Michael Collins’ adaptation of his own polemic makes interesting, but frustrating, viewing. Following roughly the same course as the book, Collins aims to expose a new era of derision towards the white working class, exemplified by the rise of the ‘chav’, that social outcast providing the tabloids with so much of their fodder. Websites such as chavscum detail this particular sub-group with relish and Collins traces it back to the MacPherson inquiry into the Lawrence murder and the opprobrium heaped on the five accused, white working-class boys.
Beyond that, Collins investigates his family's life in Elephant and Castle in the last 150 years and turns up pretty much your average "gor blimey guvnor me rosy-tin'id specs are on and no mistake" view of the pre-sixties working-class.
Collins has a point, it does seem as though racism and prejudice sometimes becomes acceptable as long as its about the poor, white natives; its true that the working-class have always been down-trodden and remain ever more so, despite the best intentions of the do-gooders, city planners, demagogues, Thatcherites and whoever else has taken an interest.

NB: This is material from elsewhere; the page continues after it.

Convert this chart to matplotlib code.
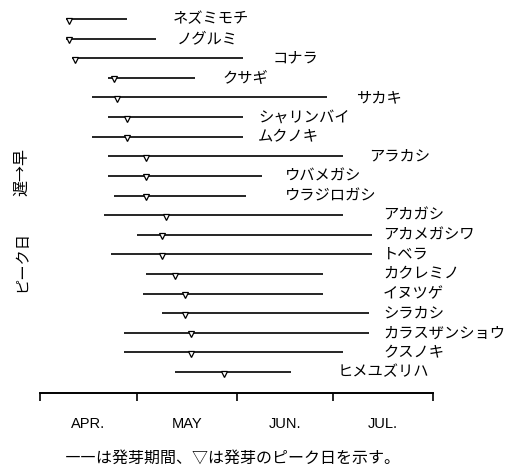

The demonisation of ‘chavs’ does make me uncomfortable. When I first came across the phrase, it was out of the mouths of people who were scared of youths I thought they should have smacked around a bit. But as the chavscum webmaster points out, the people most up in arms about ‘chavs’ are the people who have to live among them, ie. the ‘respectable’ working-class.

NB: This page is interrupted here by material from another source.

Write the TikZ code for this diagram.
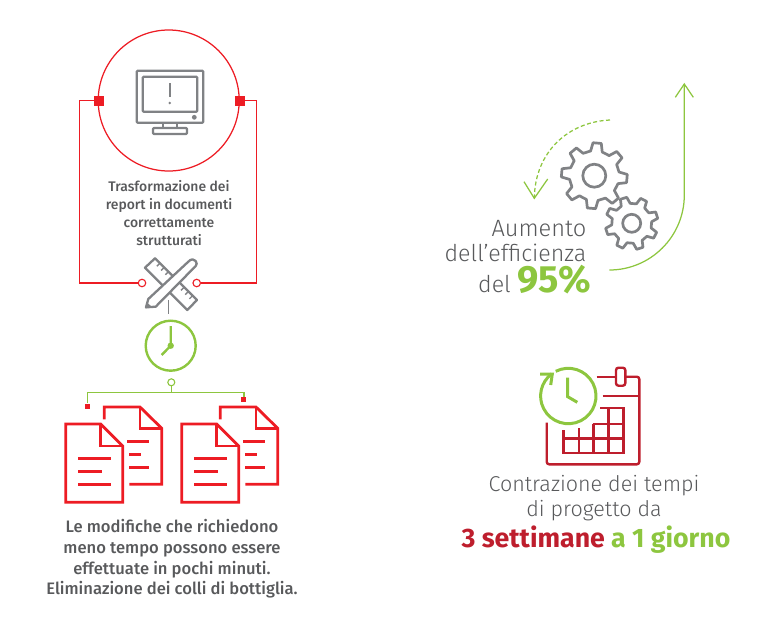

But in so many ways Collins wants to have his cake and eat it. For example the white working classes are both entitled to protest against enforced multiculturalism (and march for Enoch) and yet are the best racially integrated of all social strata. That these might be different people seems to have completely escaped him. And this sort of example shows precisely where Collins goes wrong, in his lazy and gratuitous lumping together of countless different types of people under essentially two banners – the salt-of-the-earth, misunderstood and downtrodden working-class and the pretentious, interfering, prejudiced and privileged middle-class.

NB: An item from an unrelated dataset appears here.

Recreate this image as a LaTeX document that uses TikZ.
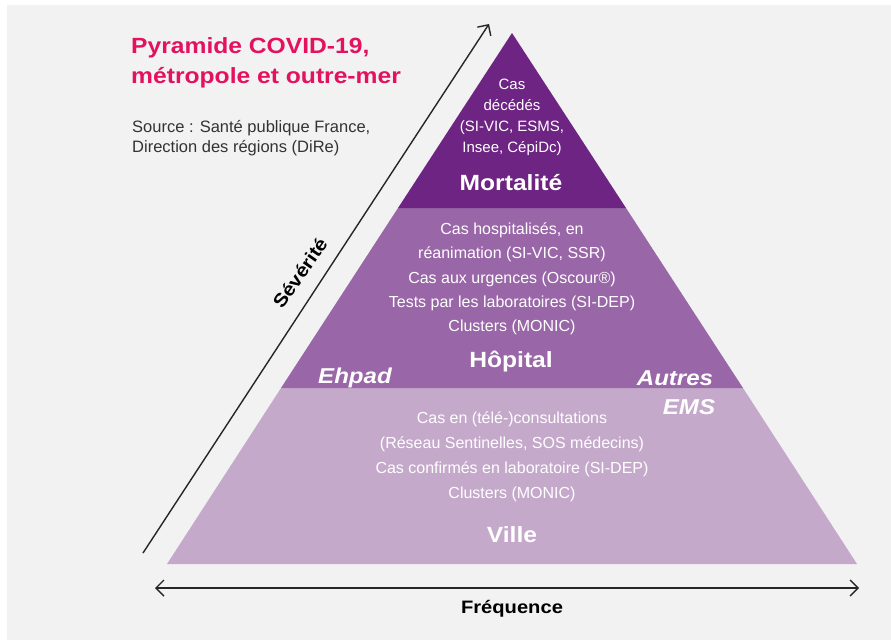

Which raises a slightly ad hominem point - which of the two groups does a working-class born and bred yet now successful journalist and film-maker fit into? Much praise for this book from the likes of Julie Burchill, who's made much of her working-class roots despite never clocking on for work in her life.
Others have produced far better dissections of Collins’ book than me. Andrew Anthony, Mike Phillips and particularly Ed Barrett offer thorough and interesting rebuttals of the weak-points of his arguments while all agreeing that there is something to his complaint.